Imagineering embraces any use of imaginative narrative to realize, create, or catalyze in real life the potentials we are imagining, usually by drawing people into actually living the story.
Imagineering often involves complete stories, in any form. But it can also involve one or more story elements — metaphors, images, themes, perspectives, conflicts, problems, questions, goals, knowledge, possibilities, and imagined characters, situations, plots, events, resolutions, dialogue, etc.
Role models and “looking back from the future” visionary stories are examples of imagineering.
Imagineers use such story elements consciously to inspire and guide people to reshape their consciousness, their lives, and their social and physical circumstances.
If a story is exciting, compelling, attractive — and do-able — really livable, for its target audience — it becomes a powerful force for change. Such imagineering is a favorite tool of story field workers.
For more about imagineering, including specific examples, see this article.
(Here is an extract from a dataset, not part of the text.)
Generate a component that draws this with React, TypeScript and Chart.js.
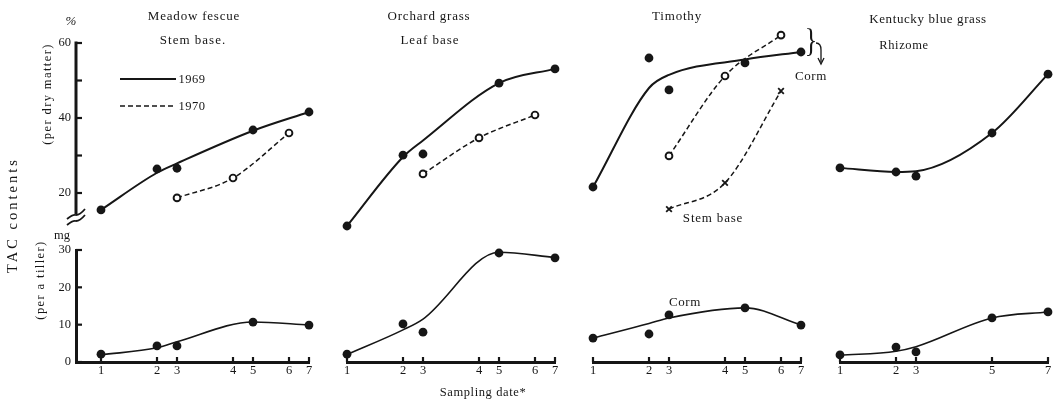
import React, { useEffect, useRef } from 'react';
import { Chart, registerables } from 'chart.js';

Chart.register(...registerables);

// ---------------- data ----------------
// sampling dates 1..7, as days after the first sampling (unequal spacing)
const samplingDays = [0, 14, 19, 33, 38, 47, 52];
const dateLabels = ['1', '2', '3', '4', '5', '6', '7'];

const dates1969 = [1, 2, 3, 5, 7];
const dates1970 = [3, 4, 6];
const allDates = [1, 2, 3, 4, 5, 6, 7];
const kentuckyDates = [1, 2, 3, 5, 7];

// TAC % of dry matter ticks, mg per tiller ticks
const percentTicks = [20, 30, 40, 50, 60];
const percentAxisEnds = [14.4, 60]; // drawn part of the broken % axis
const mgTicks = [0, 10, 20, 30];

// Meadow fescue – stem base
const fescueStem1969 = [15.5, 26.4, 26.6, 36.8, 41.6];
const fescueStem1969Fit = [15.5, 25.4, 27.9, 36.6, 41.6];
const fescueStem1970 = [18.7, 24.0, 36.0];
const fescueTiller = [2.1, 4.3, 4.3, 10.7, 9.9];
const fescueTillerFit = [1.9, 3.8, 5.4, 10.7, 9.9];

// Orchard grass – leaf base
const orchardLeaf1969 = [11.2, 30.1, 30.4, 49.3, 53.1];
const orchardLeaf1969Fit = [11.2, 29.6, 34.0, 49.3, 53.1];
const orchardLeaf1970 = [25.1, 34.7, 40.8];
const orchardTiller = [2.1, 10.2, 8.0, 29.2, 27.9];
const orchardTillerFit = [2.0, 8.6, 11.5, 29.4, 28.0];

// Timothy – corm / stem base
const timothyCorm1969 = [21.6, 56.0, 47.5, 54.7, 57.6];
const timothyCorm1969Fit = [21.6, 48.0, 51.5, 55.6, 57.6];
const timothyCorm1970 = [29.9, 51.2, 62.1];
const timothyStem1970 = [15.7, 22.7, 47.2];
const timothyTiller = [6.4, 7.5, 12.6, 14.5, 9.9];
const timothyTillerFit = [6.4, 10.3, 11.8, 14.5, 9.9];

// Kentucky blue grass – rhizome
const kentuckyRhizome1969 = [26.7, 25.6, 24.5, 36.0, 51.7];
const kentuckyRhizome1969Fit = [26.7, 25.6, 25.8, 36.0, 51.7];
const kentuckyTiller = [1.9, 4.0, 2.7, 11.8, 13.4];
const kentuckyTillerFit = [1.8, 2.9, 4.1, 11.8, 13.4];

// ---------------- styling / layout ----------------
const INK = '#161616';
const FONT = '"Liberation Serif", "DejaVu Serif", serif';
const COL_X0 = [101, 347, 593, 840]; // pixel of date 1 in each column
const PX_PER_DAY = 4;
const SPAN = 52 * PX_PER_DAY;
const Y_AXIS_X = 76;

type Kind = 'fit' | 'fit1970' | 'dot' | 'ring' | 'cross';
type Series = { dates: number[]; values: number[]; kind: Kind };

const pts = (dates: number[], values: number[]) =>
  values.map((v, i) => ({ x: samplingDays[dates[i] - 1], y: v }));

function toDataset(s: Series, isTop: boolean) {
  const data = pts(s.dates, s.values);
  const base: any = { data, clip: false, borderColor: INK };
  if (s.kind === 'fit' || s.kind === 'fit1970') {
    return {
      ...base,
      order: 1,
      borderWidth: s.kind === 'fit' ? (isTop ? 2 : 1.6) : 1.5,
      borderDash: s.kind === 'fit1970' ? [5, 3] : [],
      pointRadius: 0,
      cubicInterpolationMode: 'monotone',
      fill: false,
    };
  }
  const common = { ...base, order: 0, showLine: false };
  if (s.kind === 'dot')
    return { ...common, pointStyle: 'circle', pointRadius: 4.4, pointBackgroundColor: INK, pointBorderColor: INK, pointBorderWidth: 0 };
  if (s.kind === 'ring')
    return { ...common, pointStyle: 'circle', pointRadius: 3.4, pointBackgroundColor: '#fff', pointBorderColor: INK, pointBorderWidth: 1.9 };
  return { ...common, pointStyle: 'crossRot', pointRadius: 4, pointBorderColor: INK, pointBorderWidth: 1.8 };
}

const inwardTicks = {
  id: 'inwardTicks',
  afterDraw(chart: any) {
    const { ctx, chartArea } = chart;
    const xs = chart.scales.x;
    const ys = chart.scales.y;
    ctx.save();
    ctx.strokeStyle = INK;
    ctx.lineWidth = 2.2;
    if (ys.options.display) {
      for (const t of ys.ticks) {
        const p = ys.getPixelForValue(t.value);
        ctx.beginPath();
        ctx.moveTo(chartArea.left, p);
        ctx.lineTo(chartArea.left + 6, p);
        ctx.stroke();
      }
    }
    if (xs.options.display) {
      for (const t of xs.ticks) {
        const p = xs.getPixelForValue(t.value);
        ctx.beginPath();
        ctx.moveTo(p, chartArea.bottom);
        ctx.lineTo(p, chartArea.bottom - 5);
        ctx.stroke();
      }
    }
    ctx.restore();
  },
};

// broken % axis: the axis line only from 60 down to the break, plus break marks
const brokenAxis = {
  id: 'brokenAxis',
  afterDraw(chart: any) {
    const { ctx, chartArea } = chart;
    const ys = chart.scales.y;
    const x = chartArea.left;
    const yTop = ys.getPixelForValue(percentAxisEnds[1]);
    const yBot = ys.getPixelForValue(percentAxisEnds[0]);
    ctx.save();
    ctx.strokeStyle = INK;
    ctx.lineWidth = 3;
    ctx.beginPath();
    ctx.moveTo(x, yTop - 1.5);
    ctx.lineTo(x, yBot);
    ctx.stroke();
    ctx.lineWidth = 1.8;
    for (const dy of [0, 6]) {
      ctx.beginPath();
      ctx.moveTo(x - 9, yBot + dy + 5);
      ctx.quadraticCurveTo(x - 3, yBot + dy, x, yBot + dy + 1);
      ctx.quadraticCurveTo(x + 4, yBot + dy + 1, x + 9, yBot + dy - 5);
      ctx.stroke();
    }
    ctx.restore();
  },
};

type PanelSpec = {
  col: number;
  row: 'top' | 'bottom';
  series: Series[];
  xDates: number[];
};

// top row: 64 % at y = 28, 10 % at y = 230.5 (3.75 px per %)
// bottom row: 30 mg at y = 250, 0 mg at y = 362
const TOP_CANVAS = { top: 0, height: 255, areaTop: 28, areaBottom: 230.5 };
const BOT_CANVAS = { top: 225, height: 181, areaTop: 250, areaBottom: 362 };

function geometry(p: PanelSpec) {
  const x0 = COL_X0[p.col];
  const left = p.col === 0 ? 0 : x0 - 20;
  const right = x0 + SPAN + 18;
  const c = p.row === 'top' ? TOP_CANVAS : BOT_CANVAS;
  return { x0, left, width: right - left, top: c.top, height: c.height, c };
}

function buildConfig(p: PanelSpec) {
  const g = geometry(p);
  const isFirst = p.col === 0;
  const isTop = p.row === 'top';
  const yTicks = isTop ? percentTicks : mgTicks;
  const tickFont = { family: FONT, size: 12.5 };
  const c = g.c;
  const xAxisHeight = isTop ? 0 : c.top + c.height - c.areaBottom;
  return {
    type: 'line',
    data: { datasets: p.series.map((s) => toDataset(s, isTop)) },
    options: {
      animation: false,
      responsive: false,
      maintainAspectRatio: false,
      events: [],
      layout: {
        padding: {
          left: isFirst ? 0 : g.x0 - g.left,
          right: 18,
          top: c.areaTop - c.top,
          bottom: isTop ? c.top + c.height - c.areaBottom : 0,
        },
      },
      plugins: { legend: { display: false }, tooltip: { enabled: false }, title: { display: false } },
      scales: {
        x: {
          type: 'linear',
          min: isFirst ? (Y_AXIS_X - g.x0) / PX_PER_DAY : 0,
          max: 52,
          display: !isTop,
          grid: { display: false, drawTicks: false },
          border: { display: true, width: 3, color: INK },
          ticks: {
            font: tickFont,
            color: INK,
            padding: 1,
            autoSkip: false,
            maxRotation: 0,
            callback: (v: number) => dateLabels[samplingDays.indexOf(v)] ?? '',
          },
          afterBuildTicks: (s: any) => {
            s.ticks = p.xDates.map((d) => ({ value: samplingDays[d - 1] }));
          },
          afterFit: (s: any) => {
            s.height = xAxisHeight;
          },
        },
        y: {
          type: 'linear',
          min: isTop ? 10 : 0,
          max: isTop ? 64 : 30,
          display: isFirst,
          grid: { display: false, drawTicks: false },
          border: { display: !isTop, width: 3, color: INK },
          ticks: {
            font: tickFont,
            color: INK,
            padding: 5,
            autoSkip: false,
            callback: (v: number) => (isTop ? (v % 20 === 0 ? String(v) : '') : String(v)),
          },
          afterBuildTicks: (s: any) => {
            s.ticks = yTicks.map((v) => ({ value: v }));
          },
          afterFit: (s: any) => {
            s.width = isFirst ? Y_AXIS_X : 0;
          },
        },
      },
    },
    plugins: isFirst && isTop ? [inwardTicks, brokenAxis] : [inwardTicks],
  };
}

const panels: PanelSpec[] = [
  {
    col: 0, row: 'top', xDates: allDates,
    series: [
      { dates: dates1969, values: fescueStem1969, kind: 'dot' },
      { dates: dates1970, values: fescueStem1970, kind: 'ring' },
      { dates: dates1969, values: fescueStem1969Fit, kind: 'fit' },
      { dates: dates1970, values: fescueStem1970, kind: 'fit1970' },
    ],
  },
  {
    col: 0, row: 'bottom', xDates: allDates,
    series: [
      { dates: dates1969, values: fescueTiller, kind: 'dot' },
      { dates: dates1969, values: fescueTillerFit, kind: 'fit' },
    ],
  },
  {
    col: 1, row: 'top', xDates: allDates,
    series: [
      { dates: dates1969, values: orchardLeaf1969, kind: 'dot' },
      { dates: dates1970, values: orchardLeaf1970, kind: 'ring' },
      { dates: dates1969, values: orchardLeaf1969Fit, kind: 'fit' },
      { dates: dates1970, values: orchardLeaf1970, kind: 'fit1970' },
    ],
  },
  {
    col: 1, row: 'bottom', xDates: allDates,
    series: [
      { dates: dates1969, values: orchardTiller, kind: 'dot' },
      { dates: dates1969, values: orchardTillerFit, kind: 'fit' },
    ],
  },
  {
    col: 2, row: 'top', xDates: allDates,
    series: [
      { dates: dates1969, values: timothyCorm1969, kind: 'dot' },
      { dates: dates1970, values: timothyCorm1970, kind: 'ring' },
      { dates: dates1970, values: timothyStem1970, kind: 'cross' },
      { dates: dates1969, values: timothyCorm1969Fit, kind: 'fit' },
      { dates: dates1970, values: timothyCorm1970, kind: 'fit1970' },
      { dates: dates1970, values: timothyStem1970, kind: 'fit1970' },
    ],
  },
  {
    col: 2, row: 'bottom', xDates: allDates,
    series: [
      { dates: dates1969, values: timothyTiller, kind: 'dot' },
      { dates: dates1969, values: timothyTillerFit, kind: 'fit' },
    ],
  },
  {
    col: 3, row: 'top', xDates: kentuckyDates,
    series: [
      { dates: dates1969, values: kentuckyRhizome1969, kind: 'dot' },
      { dates: dates1969, values: kentuckyRhizome1969Fit, kind: 'fit' },
    ],
  },
  {
    col: 3, row: 'bottom', xDates: kentuckyDates,
    series: [
      { dates: dates1969, values: kentuckyTiller, kind: 'dot' },
      { dates: dates1969, values: kentuckyTillerFit, kind: 'fit' },
    ],
  },
];

function Panel({ spec }: { spec: PanelSpec }) {
  const ref = useRef<HTMLCanvasElement>(null);
  const g = geometry(spec);
  useEffect(() => {
    const chart = new Chart(ref.current as HTMLCanvasElement, buildConfig(spec) as any);
    return () => chart.destroy();
  }, []);
  return (
    <canvas
      ref={ref}
      width={g.width}
      height={g.height}
      style={{ position: 'absolute', left: g.left, top: g.top, width: g.width, height: g.height }}
    />
  );
}

type Txt = { text: string; x: number; y: number; size?: number; ls?: number; rot?: boolean; italic?: boolean };
const texts: Txt[] = [
  { text: 'Meadow fescue', x: 194, y: 15, size: 13, ls: 0.8 },
  { text: 'Stem base.', x: 193, y: 39, size: 13, ls: 1.0 },
  { text: 'Orchard grass', x: 429, y: 15, size: 13, ls: 0.8 },
  { text: 'Leaf base', x: 430, y: 39, size: 13, ls: 1.0 },
  { text: 'Timothy', x: 677, y: 15, size: 13, ls: 0.8 },
  { text: 'Kentucky blue grass', x: 928, y: 18, size: 13, ls: 0.6 },
  { text: 'Rhizome', x: 904, y: 45, size: 12.5, ls: 0.6 },
  { text: 'Corm', x: 811, y: 75, size: 13, ls: 0.6 },
  { text: 'Stem base', x: 713, y: 217, size: 13, ls: 0.8 },
  { text: 'Corm', x: 685, y: 301, size: 13, ls: 0.6 },
  { text: '%', x: 71, y: 20, size: 13, italic: true },
  { text: 'mg', x: 62, y: 235, size: 12.5 },
  { text: '1969', x: 192, y: 79, size: 12.5, ls: 0.5 },
  { text: '1970', x: 192, y: 106, size: 12.5, ls: 0.5 },
  { text: 'TAC contents', x: 12, y: 215, size: 14.5, ls: 3, rot: true },
  { text: '(per dry matter)', x: 47, y: 94, size: 12.5, ls: 1.4, rot: true },
  { text: '(per a tiller)', x: 40, y: 280, size: 12.5, ls: 1.4, rot: true },
  { text: 'Sampling date*', x: 483, y: 392, size: 12.5, ls: 0.6 },
];

export default function App() {
  return (
    <div
      style={{
        position: 'absolute',
        left: 0,
        top: 0,
        width: 1059,
        height: 406,
        background: '#fff',
        overflow: 'hidden',
      }}
    >
      {panels.map((p, i) => (
        <Panel key={i} spec={p} />
      ))}
      {texts.map((t, i) => (
        <div
          key={'t' + i}
          style={{
            position: 'absolute',
            left: t.x,
            top: t.y,
            transform: `translate(-50%, -50%)${t.rot ? ' rotate(-90deg)' : ''}`,
            fontFamily: FONT,
            fontSize: t.size ?? 12,
            letterSpacing: t.ls ?? 0,
            fontStyle: t.italic ? 'italic' : 'normal',
            color: INK,
            whiteSpace: 'nowrap',
            lineHeight: 1,
          }}
        >
          {t.text}
        </div>
      ))}
      <svg width={1059} height={406} style={{ position: 'absolute', left: 0, top: 0, pointerEvents: 'none' }}>
        <line x1={120} y1={79} x2={176} y2={79} stroke={INK} strokeWidth={2} />
        <line x1={120} y1={106} x2={176} y2={106} stroke={INK} strokeWidth={1.5} strokeDasharray="5 3" />
        <path d="M 816 43 Q 821 43 821 50 L 821 62" fill="none" stroke={INK} strokeWidth={1.3} />
        <path d="M 818 58 L 821 64 L 824 58" fill="none" stroke={INK} strokeWidth={1.3} />
      </svg>
      <div
        style={{
          position: 'absolute',
          left: 811,
          top: 41,
          transform: 'translate(-50%, -50%) scaleY(1.3)',
          fontFamily: FONT,
          fontSize: 26,
          color: INK,
          lineHeight: 1,
        }}
      >
        {'}'}
      </div>
    </div>
  );
}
Another sign of story field work being done by mainstream big names:
Leonardo DiCaprio has produced, co-written and narrated THE 11TH HOUR, a nonfiction film about environmental disaster. “The movie is an earnest and instructive 90 minutes of interviews with experts ranging from Stephen Hawking to David Suzuki, and illustrated with film clips of world ecological disasters. “
The important point for us in the Story Field Conference comes at the end of the article, which shows DiCaprio is operating at the level of multi-media “story field” work. He is producing two movies — one nonfiction and one fiction — specifically to stimulate attitudinal and behavioral changes in viewers.
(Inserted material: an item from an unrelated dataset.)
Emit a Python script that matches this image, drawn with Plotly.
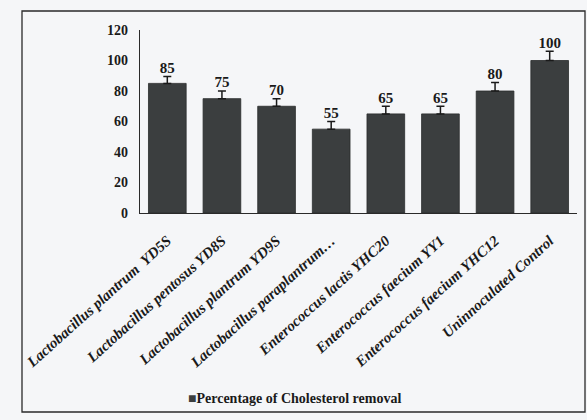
import plotly.graph_objects as go

# Cholesterol removal by strain (%)
strains = [
    "Lactobacillus plantrum  YD5S",
    "Lactobacillus pentosus YD8S",
    "Lactobacillus plantrum YD9S",
    "Lactobacillus paraplantrum…",
    "Enterococcus lactis YHC20",
    "Enterococcus faecium YY1",
    "Enterococcus faecium YHC12",
    "Uninnoculated Control",
]
removal = [85, 75, 70, 55, 65, 65, 80, 100]
error = [4.5, 5, 5, 5, 5, 5, 5.5, 6]
y_ticks = [0, 20, 40, 60, 80, 100, 120]
series_name = "Percentage of Cholesterol removal"

W, H = 587, 420
L, R, T, B = 140, 10, 30, 207
pw, ph = W - L - R, H - T - B

def px(x):
    return (x - L) / pw

def py(y):
    return (H - B - y) / ph

serif = "Liberation Serif, Times New Roman, serif"
ink = "#1a1a1a"
bar_color = "#3b3e3f"
bg = "#f5f6f8"

fig = go.Figure()
fig.add_trace(go.Bar(
    x=strains, y=removal,
    name=series_name, showlegend=False,
    marker=dict(color=bar_color, line=dict(color="#2a2c2c", width=0.8)),
    error_y=dict(type="data", symmetric=False, array=error,
                 arrayminus=[0] * len(error),
                 color=ink, thickness=1.5, width=4),
))
fig.add_trace(go.Scatter(
    x=strains, y=[v + e for v, e in zip(removal, error)],
    mode="text", text=[str(v) for v in removal],
    textposition="top center",
    textfont=dict(family=serif, size=15, color=ink, weight="bold"),
    showlegend=False, hoverinfo="skip",
))

fig.update_layout(
    width=W, height=H,
    margin=dict(l=L, r=R, t=T, b=B),
    paper_bgcolor=bg, plot_bgcolor=bg,
    bargap=0.31,
    showlegend=False,
    xaxis=dict(
        showline=True, linecolor="#2a2a2a", linewidth=1.2,
        tickangle=-42, ticks="", ticklabelstandoff=12,
        tickfont=dict(family=serif, size=15, color=ink, style="italic", weight="bold"),
        showgrid=False,
    ),
    yaxis=dict(
        range=[0, 120], tickvals=y_ticks,
        showline=True, linecolor="#2a2a2a", linewidth=1.2,
        ticks="", showgrid=False, zeroline=False, ticklabelstandoff=8,
        tickfont=dict(family=serif, size=14, color=ink, weight="bold"),
    ),
    annotations=[dict(
        xref="paper", yref="paper", x=px(186), y=py(398),
        xanchor="left", yanchor="middle", showarrow=False,
        text="<span style='font-size:14px;color:#3b3e3f'>■</span>" + series_name,
        font=dict(family=serif, size=14, color=ink, weight="bold"),
    )],
    shapes=[dict(
        type="rect", xref="paper", yref="paper",
        x0=px(22), x1=px(585), y0=py(412), y1=py(11),
        line=dict(color="#2a2a2a", width=1.3), layer="below",
    )],
)

fig.write_html("out.html")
“DiCaprio said the main point of the movie was to take the audience to a place where they would want to take steps to get involved. It’s a call to action. And it’s an issue that DiCaprio isn’t finished with: He’d like to do a fictional movie about it, as well. ‘But again: it can’t be just a film about the environment for the sake of doing,’ he said. ‘It’s got to powerful and moving. It’s got to be good.'”
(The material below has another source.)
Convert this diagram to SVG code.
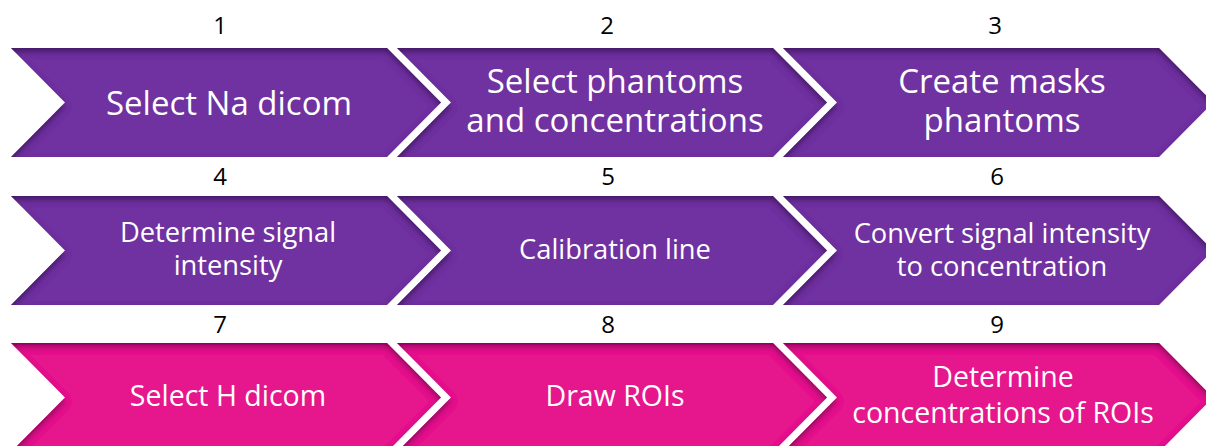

The story below gives an example of story field change work being done from above (see also Al Gore’s work). I doubt these folks are going to change the institutional arrangements, power relationships, or unerlying assumptions of our political, governmental, and economic order. But they are doing work to shift the story field, in this case by influencing individual behaviors, and with a keen sense of the interrelationships among media. One of our jobs, I believe, is to shift the story field from the bottom up, in ways that actually change the underlying assumptions and patterns of the systems we live in, as David Korten’s piece below points out.
Murdoch: I’m proud to be green
News Corp boss orders his entire empire to convert and become a worldwide enthusiast for the environment
By Geoffrey Lean, Environment Editor
The Independent – 13 May 2007
In one of the most unexpected conversions since Saul of Tarsus hit the road to Damascus, Rupert Murdoch is turning into a green campaigner. He is making the whole of his worldwide operations carbon neutral and setting out to “educate and engage” his readers and viewers about global warming….
…the main thrust of the campaign will be “to inspire people to change their behaviour” through films, television productions and news operations. It will aim “to weave this issue into our content, make it dramatic, make it vivid, even sometimes make it fun”. As a start, MySpace is launching a channel devoted to climate change, and Fox television is developing “a solutions-based campaign”. Today’s Sunday Times and News of the World both major on plans by Gordon Brown for new eco-towns.
Mr Murdoch says: “Imagine if we succeed in inspiring our audiences to reduce their own impacts on climate change by just 1 per cent. That would be like turning the state of California off for almost two months.”